§ Records supplied
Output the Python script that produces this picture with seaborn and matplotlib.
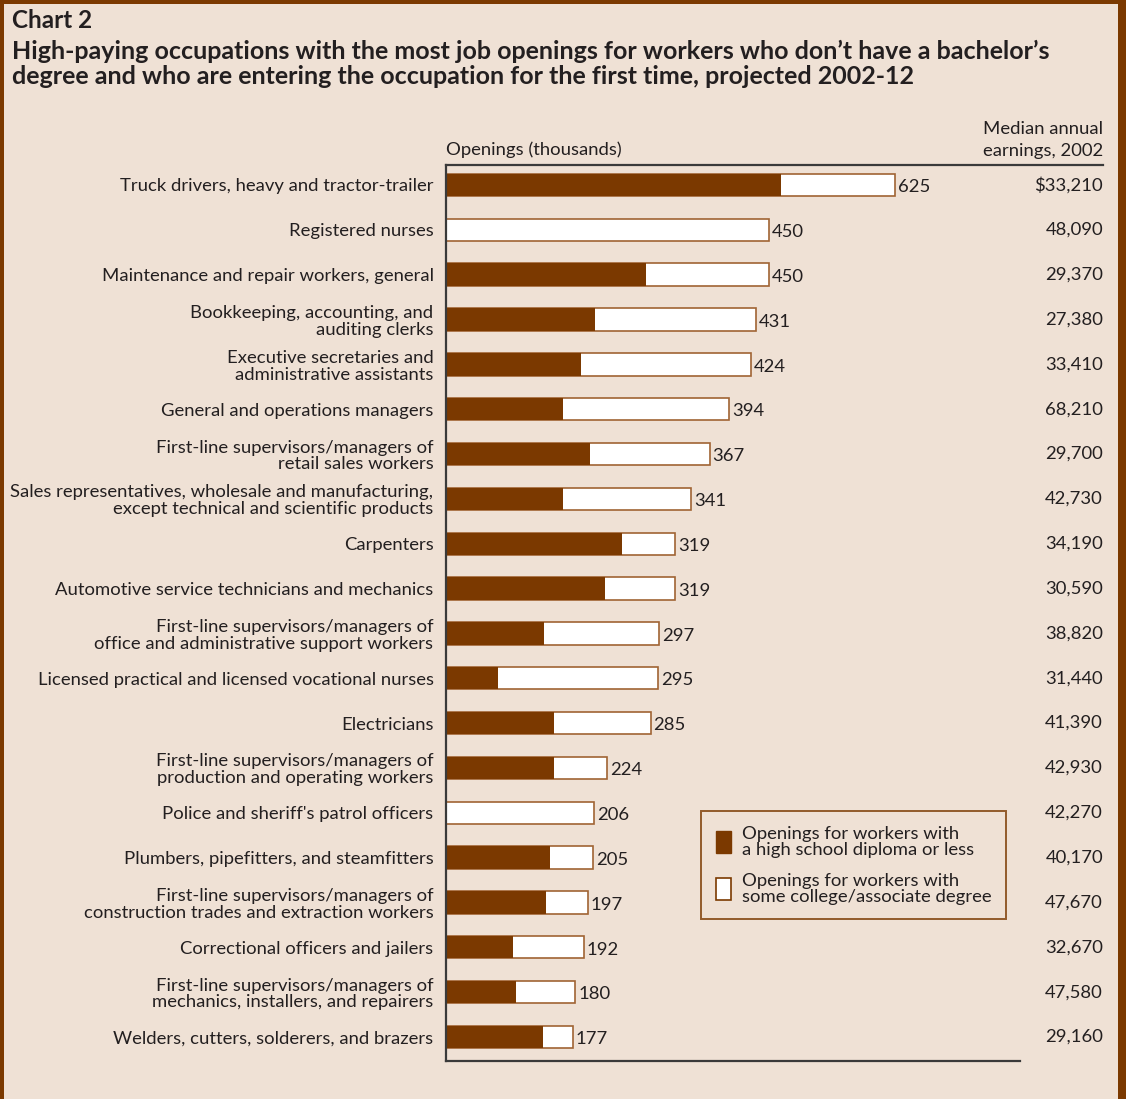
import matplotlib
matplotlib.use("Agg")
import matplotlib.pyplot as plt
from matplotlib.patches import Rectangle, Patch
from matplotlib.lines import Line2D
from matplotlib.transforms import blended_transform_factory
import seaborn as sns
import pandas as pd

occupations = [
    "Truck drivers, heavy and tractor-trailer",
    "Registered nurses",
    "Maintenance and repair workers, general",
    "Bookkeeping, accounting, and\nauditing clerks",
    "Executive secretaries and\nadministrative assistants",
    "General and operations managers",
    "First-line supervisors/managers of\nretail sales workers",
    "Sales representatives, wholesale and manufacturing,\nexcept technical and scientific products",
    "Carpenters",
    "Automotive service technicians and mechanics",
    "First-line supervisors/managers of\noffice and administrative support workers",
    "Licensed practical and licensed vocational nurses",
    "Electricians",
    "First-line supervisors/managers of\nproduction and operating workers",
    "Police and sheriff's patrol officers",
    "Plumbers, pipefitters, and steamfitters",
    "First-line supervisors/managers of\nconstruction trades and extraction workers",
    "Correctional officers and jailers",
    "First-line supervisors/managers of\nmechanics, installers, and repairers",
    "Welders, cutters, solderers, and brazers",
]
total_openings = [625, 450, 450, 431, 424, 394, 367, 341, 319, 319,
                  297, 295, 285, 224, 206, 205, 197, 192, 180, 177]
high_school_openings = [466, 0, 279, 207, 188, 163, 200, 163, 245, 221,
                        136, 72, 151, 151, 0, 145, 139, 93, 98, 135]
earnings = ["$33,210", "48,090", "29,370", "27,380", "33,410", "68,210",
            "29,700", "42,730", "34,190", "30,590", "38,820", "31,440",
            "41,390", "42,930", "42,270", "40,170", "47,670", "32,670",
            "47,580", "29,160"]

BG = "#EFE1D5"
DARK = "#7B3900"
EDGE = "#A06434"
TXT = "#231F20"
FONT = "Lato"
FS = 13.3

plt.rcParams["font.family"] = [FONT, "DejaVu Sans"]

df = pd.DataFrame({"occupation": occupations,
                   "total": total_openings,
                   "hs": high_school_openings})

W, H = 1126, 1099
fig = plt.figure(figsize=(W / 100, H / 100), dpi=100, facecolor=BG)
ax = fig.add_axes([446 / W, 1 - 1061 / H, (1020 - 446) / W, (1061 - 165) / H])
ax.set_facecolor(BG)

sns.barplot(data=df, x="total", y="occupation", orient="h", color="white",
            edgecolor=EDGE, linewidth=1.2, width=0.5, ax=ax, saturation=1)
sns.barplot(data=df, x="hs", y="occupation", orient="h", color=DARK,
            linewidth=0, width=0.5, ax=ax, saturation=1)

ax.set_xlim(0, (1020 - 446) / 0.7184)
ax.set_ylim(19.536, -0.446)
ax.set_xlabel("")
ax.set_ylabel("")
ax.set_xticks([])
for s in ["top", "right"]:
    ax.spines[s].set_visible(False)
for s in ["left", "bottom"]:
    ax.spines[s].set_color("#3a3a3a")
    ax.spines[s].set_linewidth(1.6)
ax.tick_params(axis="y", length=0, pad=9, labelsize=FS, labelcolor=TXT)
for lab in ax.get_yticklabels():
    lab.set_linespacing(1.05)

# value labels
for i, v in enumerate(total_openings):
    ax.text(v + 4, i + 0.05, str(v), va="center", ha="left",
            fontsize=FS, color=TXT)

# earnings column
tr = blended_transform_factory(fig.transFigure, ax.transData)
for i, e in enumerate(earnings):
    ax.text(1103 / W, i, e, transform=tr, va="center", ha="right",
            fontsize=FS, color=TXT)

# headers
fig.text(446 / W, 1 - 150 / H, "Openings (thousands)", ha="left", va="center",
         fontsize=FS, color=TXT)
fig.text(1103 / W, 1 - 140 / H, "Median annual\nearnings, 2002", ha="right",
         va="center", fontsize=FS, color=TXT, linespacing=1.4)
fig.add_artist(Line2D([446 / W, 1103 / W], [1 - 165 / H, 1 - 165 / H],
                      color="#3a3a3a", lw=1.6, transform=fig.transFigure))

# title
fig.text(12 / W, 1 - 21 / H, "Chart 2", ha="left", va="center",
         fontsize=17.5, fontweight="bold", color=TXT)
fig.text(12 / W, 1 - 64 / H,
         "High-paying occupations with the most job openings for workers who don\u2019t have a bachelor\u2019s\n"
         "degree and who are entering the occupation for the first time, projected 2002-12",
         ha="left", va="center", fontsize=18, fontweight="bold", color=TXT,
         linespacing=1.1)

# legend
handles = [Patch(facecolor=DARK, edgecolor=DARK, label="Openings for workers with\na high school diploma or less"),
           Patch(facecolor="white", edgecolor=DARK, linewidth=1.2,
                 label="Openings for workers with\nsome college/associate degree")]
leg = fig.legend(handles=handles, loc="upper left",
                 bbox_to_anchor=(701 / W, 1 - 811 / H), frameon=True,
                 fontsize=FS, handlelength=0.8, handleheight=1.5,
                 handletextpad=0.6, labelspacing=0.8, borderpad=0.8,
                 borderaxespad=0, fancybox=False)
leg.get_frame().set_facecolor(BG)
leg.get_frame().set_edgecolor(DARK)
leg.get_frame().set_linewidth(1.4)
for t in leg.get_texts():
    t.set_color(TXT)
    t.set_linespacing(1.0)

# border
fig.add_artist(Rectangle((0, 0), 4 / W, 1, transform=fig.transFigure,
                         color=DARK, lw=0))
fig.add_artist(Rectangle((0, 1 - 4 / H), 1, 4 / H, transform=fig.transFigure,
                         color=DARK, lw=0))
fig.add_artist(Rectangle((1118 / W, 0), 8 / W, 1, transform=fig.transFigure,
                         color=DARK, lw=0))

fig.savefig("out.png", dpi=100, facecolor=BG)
* * *
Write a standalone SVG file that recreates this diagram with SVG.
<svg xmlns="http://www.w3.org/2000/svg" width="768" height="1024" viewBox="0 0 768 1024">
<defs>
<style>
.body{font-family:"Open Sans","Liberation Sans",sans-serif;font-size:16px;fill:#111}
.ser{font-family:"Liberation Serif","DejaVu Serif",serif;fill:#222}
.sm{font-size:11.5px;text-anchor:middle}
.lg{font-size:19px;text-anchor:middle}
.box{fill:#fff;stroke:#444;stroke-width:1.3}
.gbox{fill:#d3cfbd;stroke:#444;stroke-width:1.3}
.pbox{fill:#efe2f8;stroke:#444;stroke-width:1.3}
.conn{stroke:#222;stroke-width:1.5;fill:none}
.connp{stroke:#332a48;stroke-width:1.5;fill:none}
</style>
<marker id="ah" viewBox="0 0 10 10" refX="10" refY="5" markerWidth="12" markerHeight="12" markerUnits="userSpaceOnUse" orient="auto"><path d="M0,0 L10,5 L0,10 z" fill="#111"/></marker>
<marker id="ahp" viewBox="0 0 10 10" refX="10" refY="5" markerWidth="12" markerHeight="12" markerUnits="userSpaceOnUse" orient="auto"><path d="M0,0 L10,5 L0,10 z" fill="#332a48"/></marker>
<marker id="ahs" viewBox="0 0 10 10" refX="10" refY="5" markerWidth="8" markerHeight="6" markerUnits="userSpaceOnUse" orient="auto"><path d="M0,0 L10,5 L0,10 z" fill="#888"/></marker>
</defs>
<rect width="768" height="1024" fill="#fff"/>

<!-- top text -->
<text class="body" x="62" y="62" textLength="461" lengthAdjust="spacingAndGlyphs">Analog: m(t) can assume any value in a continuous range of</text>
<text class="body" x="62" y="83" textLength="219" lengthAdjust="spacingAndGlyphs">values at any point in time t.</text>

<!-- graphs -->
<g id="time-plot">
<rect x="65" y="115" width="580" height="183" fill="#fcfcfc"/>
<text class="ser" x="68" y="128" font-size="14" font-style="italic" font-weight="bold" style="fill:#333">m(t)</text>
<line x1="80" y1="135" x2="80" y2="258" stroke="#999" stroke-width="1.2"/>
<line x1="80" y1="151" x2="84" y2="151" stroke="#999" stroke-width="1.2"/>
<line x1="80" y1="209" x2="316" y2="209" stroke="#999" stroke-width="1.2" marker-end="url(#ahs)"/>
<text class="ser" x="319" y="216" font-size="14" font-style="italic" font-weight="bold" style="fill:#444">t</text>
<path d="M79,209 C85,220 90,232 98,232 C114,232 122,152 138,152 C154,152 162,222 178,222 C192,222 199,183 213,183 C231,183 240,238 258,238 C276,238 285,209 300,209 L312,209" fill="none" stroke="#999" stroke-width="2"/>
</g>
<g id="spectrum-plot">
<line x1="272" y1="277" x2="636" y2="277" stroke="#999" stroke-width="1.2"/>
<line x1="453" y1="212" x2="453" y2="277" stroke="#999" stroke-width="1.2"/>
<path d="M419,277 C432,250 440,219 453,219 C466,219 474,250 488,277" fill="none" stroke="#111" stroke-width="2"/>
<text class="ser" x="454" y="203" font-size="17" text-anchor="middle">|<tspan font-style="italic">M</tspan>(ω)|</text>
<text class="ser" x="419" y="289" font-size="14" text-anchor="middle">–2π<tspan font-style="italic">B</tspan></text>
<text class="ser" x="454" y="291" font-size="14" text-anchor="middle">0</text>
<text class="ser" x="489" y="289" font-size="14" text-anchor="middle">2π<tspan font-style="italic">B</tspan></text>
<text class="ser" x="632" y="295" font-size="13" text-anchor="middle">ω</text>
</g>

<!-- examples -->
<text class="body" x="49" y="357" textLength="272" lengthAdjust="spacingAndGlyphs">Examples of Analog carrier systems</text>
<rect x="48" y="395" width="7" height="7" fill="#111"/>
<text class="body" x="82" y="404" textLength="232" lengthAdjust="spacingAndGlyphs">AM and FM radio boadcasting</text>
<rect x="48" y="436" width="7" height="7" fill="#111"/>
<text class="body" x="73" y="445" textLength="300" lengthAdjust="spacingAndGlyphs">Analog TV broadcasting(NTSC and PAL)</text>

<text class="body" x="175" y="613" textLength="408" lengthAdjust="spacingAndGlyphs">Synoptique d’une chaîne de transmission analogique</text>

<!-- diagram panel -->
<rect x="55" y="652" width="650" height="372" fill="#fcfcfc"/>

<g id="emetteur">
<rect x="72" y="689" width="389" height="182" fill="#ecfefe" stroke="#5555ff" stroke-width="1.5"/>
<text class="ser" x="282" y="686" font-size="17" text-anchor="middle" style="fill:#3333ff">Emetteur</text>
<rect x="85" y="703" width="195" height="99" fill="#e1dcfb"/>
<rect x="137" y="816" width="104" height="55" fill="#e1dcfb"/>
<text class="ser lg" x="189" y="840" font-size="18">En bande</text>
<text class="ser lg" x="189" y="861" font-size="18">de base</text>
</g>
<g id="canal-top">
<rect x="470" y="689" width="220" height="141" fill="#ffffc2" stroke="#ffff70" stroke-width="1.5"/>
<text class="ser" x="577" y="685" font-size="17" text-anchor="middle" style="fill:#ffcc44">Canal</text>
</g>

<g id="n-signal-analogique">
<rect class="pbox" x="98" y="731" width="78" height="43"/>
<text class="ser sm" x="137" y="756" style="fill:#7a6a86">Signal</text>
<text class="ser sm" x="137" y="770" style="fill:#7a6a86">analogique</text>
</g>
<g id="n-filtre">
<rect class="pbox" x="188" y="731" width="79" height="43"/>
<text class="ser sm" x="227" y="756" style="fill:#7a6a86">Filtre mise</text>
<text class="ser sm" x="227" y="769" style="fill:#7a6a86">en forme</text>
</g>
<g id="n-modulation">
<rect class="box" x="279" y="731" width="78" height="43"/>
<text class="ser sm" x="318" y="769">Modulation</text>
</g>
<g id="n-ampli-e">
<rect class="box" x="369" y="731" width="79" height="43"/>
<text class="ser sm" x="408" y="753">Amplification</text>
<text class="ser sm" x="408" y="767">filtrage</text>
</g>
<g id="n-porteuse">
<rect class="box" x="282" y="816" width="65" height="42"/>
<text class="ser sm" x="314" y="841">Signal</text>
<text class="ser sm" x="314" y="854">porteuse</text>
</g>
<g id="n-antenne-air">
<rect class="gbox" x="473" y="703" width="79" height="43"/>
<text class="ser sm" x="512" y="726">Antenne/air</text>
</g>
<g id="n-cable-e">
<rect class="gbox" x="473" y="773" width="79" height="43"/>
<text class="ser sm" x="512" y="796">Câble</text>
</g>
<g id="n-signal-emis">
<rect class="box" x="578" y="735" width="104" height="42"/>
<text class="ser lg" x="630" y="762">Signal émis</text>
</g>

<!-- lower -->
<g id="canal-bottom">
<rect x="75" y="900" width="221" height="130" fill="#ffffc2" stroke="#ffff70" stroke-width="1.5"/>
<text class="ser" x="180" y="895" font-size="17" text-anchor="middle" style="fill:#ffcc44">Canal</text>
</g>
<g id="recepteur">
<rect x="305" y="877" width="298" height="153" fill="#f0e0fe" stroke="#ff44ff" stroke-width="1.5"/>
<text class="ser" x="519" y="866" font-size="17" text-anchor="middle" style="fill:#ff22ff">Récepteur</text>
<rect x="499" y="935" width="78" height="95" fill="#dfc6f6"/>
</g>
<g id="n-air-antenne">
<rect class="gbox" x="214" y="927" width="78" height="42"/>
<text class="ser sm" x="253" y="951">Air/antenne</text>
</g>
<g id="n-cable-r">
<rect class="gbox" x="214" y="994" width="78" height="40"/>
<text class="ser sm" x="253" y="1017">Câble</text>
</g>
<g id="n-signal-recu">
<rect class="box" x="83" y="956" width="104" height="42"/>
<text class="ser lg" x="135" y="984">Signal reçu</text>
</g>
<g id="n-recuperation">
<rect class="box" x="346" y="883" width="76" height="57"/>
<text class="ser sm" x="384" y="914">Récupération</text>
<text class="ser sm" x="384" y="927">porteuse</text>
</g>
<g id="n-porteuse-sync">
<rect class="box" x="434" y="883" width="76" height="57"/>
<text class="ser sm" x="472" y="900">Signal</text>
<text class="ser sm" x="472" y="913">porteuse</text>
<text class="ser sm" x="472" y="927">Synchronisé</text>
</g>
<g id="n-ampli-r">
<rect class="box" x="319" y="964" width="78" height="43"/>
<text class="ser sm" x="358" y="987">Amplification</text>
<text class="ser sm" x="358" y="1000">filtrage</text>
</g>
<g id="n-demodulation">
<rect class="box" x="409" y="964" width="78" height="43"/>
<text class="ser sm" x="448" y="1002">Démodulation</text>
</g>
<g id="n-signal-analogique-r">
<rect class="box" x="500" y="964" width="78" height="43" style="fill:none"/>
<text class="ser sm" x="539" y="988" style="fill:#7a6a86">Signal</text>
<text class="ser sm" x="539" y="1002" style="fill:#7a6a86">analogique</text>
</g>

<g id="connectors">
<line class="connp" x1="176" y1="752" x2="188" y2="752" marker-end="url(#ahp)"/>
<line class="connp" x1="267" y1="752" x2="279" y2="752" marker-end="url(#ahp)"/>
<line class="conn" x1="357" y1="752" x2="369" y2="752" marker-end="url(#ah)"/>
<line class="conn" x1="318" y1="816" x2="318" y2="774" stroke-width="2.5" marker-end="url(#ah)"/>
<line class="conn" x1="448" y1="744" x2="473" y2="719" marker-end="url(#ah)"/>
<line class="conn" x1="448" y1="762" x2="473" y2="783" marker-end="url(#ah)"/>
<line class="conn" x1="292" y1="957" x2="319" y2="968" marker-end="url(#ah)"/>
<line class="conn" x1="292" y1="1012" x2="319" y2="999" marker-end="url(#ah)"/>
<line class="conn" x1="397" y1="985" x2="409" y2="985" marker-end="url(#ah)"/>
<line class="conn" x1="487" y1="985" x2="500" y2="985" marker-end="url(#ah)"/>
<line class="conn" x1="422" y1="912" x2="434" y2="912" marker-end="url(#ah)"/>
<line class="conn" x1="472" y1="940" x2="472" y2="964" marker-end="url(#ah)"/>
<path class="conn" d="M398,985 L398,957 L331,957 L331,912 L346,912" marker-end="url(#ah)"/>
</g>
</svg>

§ Given problem
Both the line with "Output the Python" and the line with "import pandas as pd" belong in the copy, along with every line between them; set them down exactly and skip the pictures.

§ Exercise answer
Output the Python script that produces this picture with seaborn and matplotlib.
import matplotlib
matplotlib.use("Agg")
import matplotlib.pyplot as plt
from matplotlib.patches import Rectangle, Patch
from matplotlib.lines import Line2D
from matplotlib.transforms import blended_transform_factory
import seaborn as sns
import pandas as pd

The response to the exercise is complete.